Set exercise: Leave out the pictures and retype only the lines from the opening line to the line that holds "import plotly.graph_objects as go", both ends included.

Dataset extract:
........

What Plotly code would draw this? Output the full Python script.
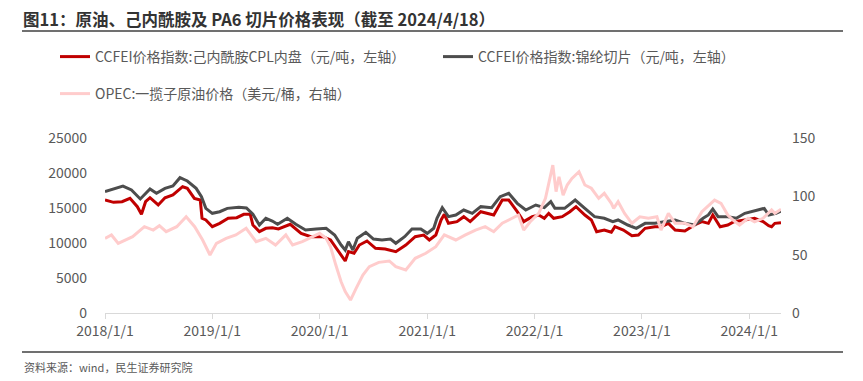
import plotly.graph_objects as go

# ---------------- data ----------------
cpl_dates = ["2018-01-01","2018-01-30","2018-02-28","2018-03-27","2018-04-21","2018-05-05","2018-05-19","2018-06-03",
             "2018-07-01","2018-07-24","2018-08-20","2018-09-22","2018-10-08","2018-11-01","2018-11-21","2018-11-27",
             "2018-12-10","2019-01-01","2019-01-26","2019-02-24","2019-03-25","2019-04-18","2019-05-10","2019-05-19",
             "2019-06-10","2019-07-02","2019-07-24","2019-08-14","2019-09-23","2019-10-30","2019-12-02","2020-01-12",
             "2020-02-07","2020-03-07","2020-03-28","2020-04-08","2020-04-27","2020-05-15","2020-06-10","2020-07-09",
             "2020-08-11","2020-09-16","2020-10-20","2020-11-21","2020-12-20","2021-01-08","2021-01-30","2021-02-17",
             "2021-02-28","2021-03-14","2021-04-12","2021-05-05","2021-05-27","2021-07-02","2021-07-28","2021-08-15",
             "2021-09-13","2021-10-05","2021-11-03","2021-11-25","2021-12-24","2022-01-15","2022-02-03","2022-02-18",
             "2022-03-07","2022-04-05","2022-05-01","2022-05-22","2022-06-21","2022-07-13","2022-07-31","2022-08-26",
             "2022-09-19","2022-10-01","2022-10-30","2022-11-28","2022-12-20","2023-01-12","2023-02-14","2023-03-07",
             "2023-04-01","2023-04-24","2023-05-27","2023-06-29","2023-07-24","2023-08-15","2023-08-30","2023-09-24",
             "2023-10-20","2023-11-10","2023-12-17","2024-01-19","2024-02-17","2024-03-07","2024-03-17","2024-03-28",
             "2024-04-18"]
cpl_values = [16140,15810,15900,16380,15190,14100,15900,16470,
              15430,16470,16860,18040,17810,16380,16140,13530,
              13290,12330,12810,13530,13620,14100,14100,12570,
              11620,12100,12190,12000,12670,11380,10900,10900,
              10430,8760,7430,8760,8530,9710,10290,9240,
              9140,8760,9710,10900,11140,10430,11140,13290,
              14100,12810,13050,13760,13050,14470,14240,14000,
              16140,16140,14470,13050,13760,14000,13530,14240,
              13530,13760,14470,15190,14000,13290,11620,11860,
              11530,12330,11860,11040,11140,12100,12330,12330,
              12810,11860,11720,12570,13050,12810,14000,12330,
              12570,13050,13290,13530,13050,12470,12330,12810,
              12900]

pa6_dates = ["2018-01-01","2018-01-30","2018-03-03","2018-04-01","2018-05-01","2018-06-03","2018-06-25","2018-07-24",
             "2018-08-20","2018-09-13","2018-10-08","2018-11-07","2018-11-25","2018-12-10","2019-01-01","2019-01-26",
             "2019-02-21","2019-04-01","2019-04-27","2019-05-19","2019-06-10","2019-07-02","2019-07-24","2019-08-11",
             "2019-09-13","2019-10-12","2019-11-14","2019-12-20","2020-01-23","2020-02-21","2020-03-14","2020-03-28",
             "2020-04-08","2020-04-23","2020-05-08","2020-06-06","2020-07-02","2020-07-31","2020-08-29","2020-09-16",
             "2020-10-16","2020-11-10","2020-12-10","2021-01-01","2021-01-23","2021-02-03","2021-02-21","2021-03-14",
             "2021-04-08","2021-05-05","2021-06-03","2021-07-02","2021-08-08","2021-09-06","2021-10-05","2021-11-03",
             "2021-12-02","2022-01-05","2022-02-03","2022-02-25","2022-03-11","2022-04-13","2022-05-19","2022-06-21",
             "2022-07-24","2022-08-26","2022-09-24","2022-10-12","2022-11-14","2022-12-13","2023-01-12","2023-02-14",
             "2023-03-22","2023-04-24","2023-05-27","2023-06-29","2023-07-28","2023-08-15","2023-08-30","2023-09-17",
             "2023-10-20","2023-11-18","2023-12-17","2024-01-19","2024-02-21","2024-03-07","2024-04-01","2024-04-18"]
pa6_values = [17330,17670,18140,17570,16290,17710,17100,17810,
              18140,19330,18860,17810,16620,14950,14240,14470,
              14950,15100,15000,14100,12570,13530,13140,12670,
              13530,12670,11860,12000,12100,11140,9710,9000,
              10190,9000,10670,11530,10570,10430,10570,9960,
              10900,12000,12000,11380,12100,13530,15040,13760,
              14000,14710,14240,15190,15050,16620,17100,15670,
              14710,15430,15050,15900,14950,14950,16140,14950,
              13760,13530,13050,13290,12570,12100,12810,12810,
              13050,13290,12810,12570,13530,14000,14860,13760,
              13760,13530,14240,14570,14950,14000,14240,14570]

opec_dates = ["2018-01-01","2018-01-23","2018-02-15","2018-03-10","2018-04-05","2018-05-15","2018-06-14","2018-07-05",
              "2018-07-28","2018-09-02","2018-10-04","2018-11-02","2018-11-29","2018-12-24","2019-01-15","2019-02-17",
              "2019-03-22","2019-04-26","2019-05-30","2019-07-02","2019-08-04","2019-09-08","2019-10-01","2019-11-03",
              "2019-12-07","2020-01-01","2020-01-23","2020-02-07","2020-02-25","2020-03-14","2020-03-28","2020-04-15",
              "2020-05-04","2020-05-27","2020-06-18","2020-07-20","2020-08-25","2020-09-16","2020-10-20","2020-11-21",
              "2020-12-27","2021-01-30","2021-02-28","2021-04-08","2021-05-11","2021-06-14","2021-07-17","2021-08-15",
              "2021-09-13","2021-10-16","2021-11-07","2021-11-25","2021-12-17","2022-01-15","2022-02-07","2022-03-04",
              "2022-03-15","2022-03-25","2022-04-08","2022-04-22","2022-05-08","2022-06-01","2022-06-21","2022-07-13",
              "2022-08-07","2022-08-26","2022-09-19","2022-09-27","2022-10-12","2022-11-03","2022-11-28","2022-12-25",
              "2023-01-23","2023-02-21","2023-03-07","2023-04-01","2023-04-24","2023-05-27","2023-06-24","2023-07-24",
              "2023-08-18","2023-09-05","2023-09-27","2023-10-20","2023-11-07","2023-11-29","2023-12-28","2024-01-19",
              "2024-02-17","2024-03-17","2024-03-28","2024-04-18"]
opec_values = [64.0,66.9,59.7,62.6,65.4,74.0,71.1,74.8,
               69.7,74.0,82.5,74.0,62.6,49.7,59.7,64.0,
               66.9,72.6,61.1,64.0,58.3,66.9,58.3,61.1,
               65.4,68.3,64.0,56.8,41.1,26.8,18.3,11.1,
               21.1,32.6,39.7,43.4,44.6,39.7,36.9,46.9,
               51.2,56.8,66.9,62.6,66.9,71.1,74.0,69.7,
               76.9,81.2,84.0,71.1,78.2,85.4,98.3,126.8,
               104.0,116.8,101.0,109.7,115.4,121.1,109.7,106.9,
               98.3,102.6,94.0,89.7,95.4,85.4,76.9,82.5,
               81.2,82.5,71.1,85.4,76.9,76.9,74.0,86.8,
               92.6,96.8,94.0,84.0,79.7,75.4,81.2,78.2,
               81.2,88.3,85.4,89.0]

x_tick_vals = ["2018-01-01","2019-01-01","2020-01-01","2021-01-01","2022-01-01","2023-01-01","2024-01-01"]
x_tick_labels = ["2018/1/1","2019/1/1","2020/1/1","2021/1/1","2022/1/1","2023/1/1","2024/1/1"]
left_ticks = [0, 5000, 10000, 15000, 20000, 25000]
left_tick_labels = ["0", "5000", "10000", "15000", "20000", "25000"]
right_ticks = [0, 50, 100, 150]
right_tick_labels = ["0", "50", "100", "150"]

series_names = ["CCFEI价格指数:己内酰胺CPL内盘（元/吨，左轴）",
                "CCFEI价格指数:锦纶切片（元/吨，左轴）",
                "OPEC:一揽子原油价格（美元/桶，右轴）"]
title_text = "图11：原油、己内酰胺及 PA6 切片价格表现（截至 2024/4/18）"
source_text = "资料来源：wind，民生证券研究院"

# ---------------- figure ----------------
# The page body adds an 8px offset, so the figure is drawn 8px smaller
# and every position below is given in page pixels minus that offset.
OFF = 8
W, H = 863 - OFF, 381 - OFF
L, T = 105 - OFF, 138 - OFF
PW, PH = 676, 175
R, B = W - L - PW, H - T - PH
FONT = "Noto Sans CJK SC"

def px_x(px):
    return (px - OFF - L) / PW

def px_y(py):
    return (T + PH - (py - OFF)) / PH

fig = go.Figure()
fig.add_trace(go.Scatter(x=cpl_dates, y=cpl_values, name=series_names[0], mode="lines",
                         line=dict(color="#C00000", width=3), yaxis="y", legend="legend"))
fig.add_trace(go.Scatter(x=pa6_dates, y=pa6_values, name=series_names[1], mode="lines",
                         line=dict(color="#4D4D4D", width=3), yaxis="y", legend="legend"))
fig.add_trace(go.Scatter(x=opec_dates, y=opec_values, name=series_names[2], mode="lines",
                         line=dict(color="#FFCCCC", width=3), yaxis="y2", legend="legend2"))

fig.update_layout(
    width=W, height=H,
    margin=dict(l=L, r=R, t=T, b=B),
    paper_bgcolor="white", plot_bgcolor="white",
    font=dict(family=FONT, color="#595959", size=14),
    showlegend=True,
    legend=dict(orientation="h", x=px_x(55), y=px_y(41), xanchor="left", yanchor="top",
                font=dict(size=14, color="#595959", family=FONT), entrywidth=338,
                bgcolor="rgba(0,0,0,0)", itemwidth=30),
    legend2=dict(orientation="h", x=px_x(55), y=px_y(78), xanchor="left", yanchor="top",
                 font=dict(size=14, color="#595959", family=FONT),
                 bgcolor="rgba(0,0,0,0)", itemwidth=30),
    xaxis=dict(type="date", range=["2018-01-01", "2024-04-18"],
               tickvals=x_tick_vals, ticktext=x_tick_labels,
               showgrid=False, zeroline=False, showline=True, linecolor="#D9D9D9", linewidth=1,
               ticks="outside", ticklen=5, tickcolor="#D9D9D9",
               tickfont=dict(size=14, color="#595959")),
    yaxis=dict(range=[0, 25000], tickvals=left_ticks, ticktext=left_tick_labels,
               showgrid=False, zeroline=False, showline=False, ticks="", ticklabelstandoff=17,
               tickfont=dict(size=14, color="#595959")),
    yaxis2=dict(range=[0, 150], tickvals=right_ticks, ticktext=right_tick_labels,
                overlaying="y", side="right",
                showgrid=False, zeroline=False, showline=False, ticks="", ticklabelstandoff=10,
                tickfont=dict(size=14, color="#595959")),
)

fig.add_annotation(text=f"<b>{title_text}</b>", xref="paper", yref="paper",
                   x=px_x(22), y=px_y(18.5), xanchor="left", yanchor="middle", showarrow=False,
                   borderpad=0, font=dict(size=16.5, color="#333333", family=FONT))
fig.add_annotation(text=source_text, xref="paper", yref="paper",
                   x=px_x(22), y=px_y(367), xanchor="left", yanchor="middle", showarrow=False,
                   font=dict(size=11, color="#595959", family=FONT))
fig.add_shape(type="line", xref="paper", yref="paper", x0=px_x(22), x1=px_x(843),
              y0=px_y(31), y1=px_y(31), line=dict(color="#404040", width=1.5))
fig.add_shape(type="line", xref="paper", yref="paper", x0=px_x(22), x1=px_x(843),
              y0=px_y(352), y1=px_y(352), line=dict(color="#404040", width=1.5))

fig.write_html("out.html")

........

Exercise answer:
What Plotly code would draw this? Output the full Python script.
import plotly.graph_objects as go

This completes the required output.